4) In a fit of indiscretion, you multiply a 15 kHz sinusoid by a 12 Khz sinusoid, recording it at a sample rate of 40 kHz. What two frequencies result?
Home Lab:


The homelab can be found here, after the numbered questions, under the heading "Project". Answer the questions related to this lab and include them with your responses to the Problem Set.

Saturday, October 11, 2014

Decibels in PureData

Just a quick reminder for those of you working on the Project for week 1:

PureData uses a slightly different form of dB than the one we derived in class. To convert between the two, simply add 100 to the level in standard dB to get the level in PureData's dB. Similarly, to convert a PureData dB to standard dB, subtract 100.

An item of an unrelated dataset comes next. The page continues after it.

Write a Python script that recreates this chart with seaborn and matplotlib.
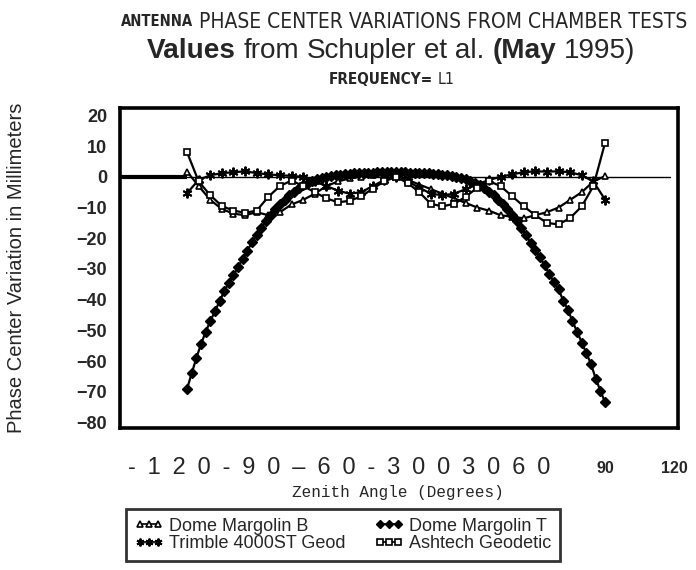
import matplotlib
matplotlib.use("Agg")
import matplotlib.pyplot as plt
import seaborn as sns
import pandas as pd
from matplotlib.lines import Line2D

# Zenith angles (degrees)
angles_2deg = list(range(-90, 91, 2))
angles_5deg = list(range(-90, 91, 5))

# Phase centre variation (mm), L1
dome_margolin_t = [
    -69.0, -64.0, -59.0, -54.5, -50.5, -47.0, -43.8, -40.5, -37.3, -34.5,
    -32.0, -29.3, -26.6, -24.0, -21.3, -18.9, -16.5, -14.3, -12.3, -10.5,
    -8.9, -7.4, -6.0, -4.8, -3.7, -2.8, -2.0, -1.3, -0.8, -0.4,
    0.0, 0.3, 0.5, 0.7, 0.9, 1.0, 1.1, 1.2, 1.3, 1.4,
    1.4, 1.5, 1.5, 1.5, 1.5, 1.5, 1.5, 1.5, 1.4, 1.4,
    1.3, 1.2, 1.1, 1.0, 0.9, 0.7, 0.5, 0.3, 0.0, -0.4,
    -0.8, -1.3, -2.0, -2.8, -3.7, -4.8, -6.0, -7.4, -8.9, -10.5,
    -12.3, -14.3, -16.5, -18.9, -21.6, -23.7, -26.2, -28.8, -31.6, -34.3,
    -36.6, -40.3, -43.2, -47.1, -50.4, -54.0, -57.4, -61.0, -65.7, -69.6,
    -73.4,
]
dome_margolin_b = [
    1.7, -3.0, -7.5, -10.5, -12.0, -12.5, -11.5, -12.5, -11.5, -9.0,
    -7.5, -5.5, -3.0, -1.5, -0.5, 0.0, 0.5, 0.5, 0.5, -1.0,
    -2.5, -4.0, -5.5, -7.0, -8.5, -10.0, -11.0, -12.5, -13.0, -13.5,
    -12.5, -11.5, -10.0, -7.5, -5.0, -1.5, 0.2,
]
trimble_4000st = [
    -5.3, -1.0, 0.5, 1.2, 1.5, 1.8, 1.2, 0.8, 0.5, 0.3,
    0.0, -1.5, -3.0, -4.5, -5.5, -5.0, -3.0, -1.0, 0.0, -1.5,
    -3.5, -5.5, -6.0, -5.5, -4.0, -2.5, -1.0, 0.0, 0.8, 1.5,
    1.8, 1.7, 1.8, 1.5, 0.5, -1.5, -7.4,
]
ashtech_geodetic = [
    8.0, -1.5, -6.0, -9.5, -11.0, -11.7, -11.0, -6.5, -3.0, -1.2,
    -3.0, -5.0, -7.0, -8.3, -7.8, -6.4, -3.8, -1.5, 0.0, -2.0,
    -5.0, -8.8, -9.6, -8.8, -6.5, -3.5, -1.4, -3.0, -6.3, -9.6,
    -12.5, -15.0, -15.5, -13.4, -9.6, -3.0, 11.0,
]

series_names = ["Dome Margolin B", "Dome Margolin T",
                "Trimble 4000ST Geod", "Ashtech Geodetic"]
y_ticks = [20, 10, 0, -10, -20, -30, -40, -50, -60, -70, -80]
y_tick_labels = ["20", "10", "0", "\u221210", "\u221220", "\u221230", "\u221240",
                 "\u221250", "\u221260", "\u221270", "\u221280"]
left_scale_text = "\u2002".join(list("-120-90") + ["\u2013"] + list("60-3003060"))

frames = [
    pd.DataFrame({"angle": angles_5deg, "pcv": dome_margolin_b, "antenna": series_names[0]}),
    pd.DataFrame({"angle": angles_2deg, "pcv": dome_margolin_t, "antenna": series_names[1]}),
    pd.DataFrame({"angle": angles_5deg, "pcv": trimble_4000st, "antenna": series_names[2]}),
    pd.DataFrame({"angle": angles_5deg, "pcv": ashtech_geodetic, "antenna": series_names[3]}),
]

styles = {
    series_names[0]: dict(marker="^", markersize=5, markerfacecolor="white", markeredgewidth=1.2),
    series_names[1]: dict(marker="D", markersize=5, markerfacecolor="black", markeredgewidth=1.0),
    series_names[2]: dict(marker=(6, 2, 0), markersize=7, markerfacecolor="black", markeredgewidth=1.4),
    series_names[3]: dict(marker="s", markersize=5, markerfacecolor="white", markeredgewidth=1.2),
}

sns.set_theme(style="white")
plt.rcParams["font.family"] = ["Liberation Sans", "DejaVu Sans"]

W, H = 696, 570
fig = plt.figure(figsize=(W / 100, H / 100), dpi=100)
ax = fig.add_axes([0.172, 0.249, 0.802, 0.562])

# zero reference line: heavy on the left, thin across the rest
ax.plot([-119, 118], [0, 0], color="black", lw=1.0, zorder=1)
ax.plot([-125, -90], [0, 0], color="black", lw=3.0, zorder=1, solid_capstyle="butt")

for df in frames:
    name = df["antenna"].iloc[0]
    sns.lineplot(data=df, x="angle", y="pcv", ax=ax, color="black",
                 lw=1.6, markeredgecolor="black", legend=False,
                 zorder=3, **styles[name])

ax.set_xlim(-119, 121.4)
ax.set_ylim(-81.8, 22.5)
ax.set_yticks(y_ticks)
ax.set_yticklabels(y_tick_labels, fontsize=13, fontweight="bold")
ax.set_xticks([90, 120])
ax.set_xticklabels(["90", "120"], fontsize=11.5, fontweight="bold")
ax.tick_params(axis="y", length=0, pad=9)
ax.tick_params(axis="x", length=0, pad=24)
for side in ["left", "right", "top", "bottom"]:
    ax.spines[side].set_visible(True)
    ax.spines[side].set_color("black")
    ax.spines[side].set_linewidth(2.6)
ax.set_xlabel("")
ax.set_ylabel("Phase Center Variation in Millimeters", fontsize=14.5)
ax.yaxis.set_label_coords(-0.168, 0.5)
ax.grid(False)

# spaced-out left half of the angle scale
fig.text(128 / W, 1 - 468 / H, left_scale_text,
         fontsize=17, ha="left", va="center")
fig.text(398 / W, 1 - 492 / H, "Zenith Angle (Degrees)",
         family="Liberation Mono", fontsize=11.5, ha="center", va="center")

renderer = fig.canvas.get_renderer()


def text_run(pieces, x_left, x_right, y):
    """Lay out a run of differently styled words, fitted to [x_left, x_right]."""
    items = [fig.text(0, 1 - y / H, s, ha="left", va="center", **kw) for s, kw in pieces]

    def widths():
        return [t.get_window_extent(renderer).width for t in items]

    ws = widths()
    gap = 0.28 * items[-1].get_fontsize() * 100 / 72
    total = sum(ws) + gap * (len(items) - 1)
    k = (x_right - x_left) / total
    for t in items:
        t.set_fontsize(t.get_fontsize() * k)
    ws = widths()
    gap *= k
    x = x_left
    for t, w in zip(items, ws):
        t.set_x(x / W)
        x += w + gap
    return items


narrow = dict(family=["DejaVu Sans"], fontstretch="condensed")
text_run([("ANTENNA", dict(fontsize=12, fontweight="bold", **narrow)),
          ("PHASE CENTER VARIATIONS FROM CHAMBER TESTS", dict(fontsize=17, **narrow))],
         121, 688, 22)
text_run([("Values", dict(fontsize=16, fontweight="bold")),
          ("from", dict(fontsize=16)),
          ("Schupler", dict(fontsize=16)),
          ("et al.", dict(fontsize=16)),
          ("(May", dict(fontsize=16, fontweight="bold")),
          ("1995)", dict(fontsize=16))],
         147, 635, 51)
text_run([("FREQUENCY=", dict(fontsize=12, fontweight="bold", **narrow)),
          ("L1", dict(fontsize=12.5, **narrow))],
         329, 455, 80)

# legend, filled row by row
order = [0, 2, 1, 3]
handles = []
for name in series_names:
    st = dict(styles[name])
    st["markersize"] = st["markersize"] * 0.8
    handles.append(Line2D([], [], color="black", lw=1.2, markeredgecolor="black", **st))
leg = fig.legend([handles[i] for i in order], [series_names[i] for i in order],
                 loc="center", ncol=2, numpoints=3,
                 bbox_to_anchor=(343 / W, 1 - 535 / H), frameon=True,
                 fontsize=13, handlelength=1.6, handletextpad=0.3,
                 columnspacing=1.6, labelspacing=0.05, borderpad=0.5)
leg.get_frame().set_edgecolor("black")
leg.get_frame().set_linewidth(2.0)
leg.get_frame().set_boxstyle("square", pad=0)

fig.savefig("out.png", dpi=100)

Professor Puckette could likely defend his decision for this better than I can, but I imagine he did this to keep the PureData dB values positive.

Tuesday, October 7, 2014

Exercise 1

Due Tuesday, 10/14, by 3:30pm.
Show your work!


Problem Set:



1. A recorded sinusoid has a sample rate of 48 kHz and a frequency of 660 Hz. What is its period in samples?
2. You take a recorded sinusoid of your favorite frequency, invert it, and multiply it by 2.
a) What is the change in gain?
b) How about the change in level (dB)?
3. What frequency is 1/2 octave above 330 Hz.?
4. A Nintendo Gameboy has 4 Digital-to-Analog Converter (DAC) channels, each capable of producing sound with a word length of 4 bits. What the Signal-to-Noise Ratio (SNR) for one of these channels?
5. If you generate a sinusoid of frequency 90 Hz, but only sample your sinusoid at a rate of 100 Hz, what frequency will you hear when you play it?


Home Lab:


The homelab can be found here, after the numbered questions, under the heading "Project". Answer the questions related to this lab and include them with your responses to the Problem Set.

Have fun!

Monday, October 6, 2014

Week 0: Spring Demo

This week, we introduced the course, the Professor, and the TA's. Afterwards, we demonstrated an amplified spring. This gave us an opportunity to talk about some interesting propagation effects. Although we weren't quite ready to explain all the effects mathematically (it was only the first day, after all!), we are well on our way.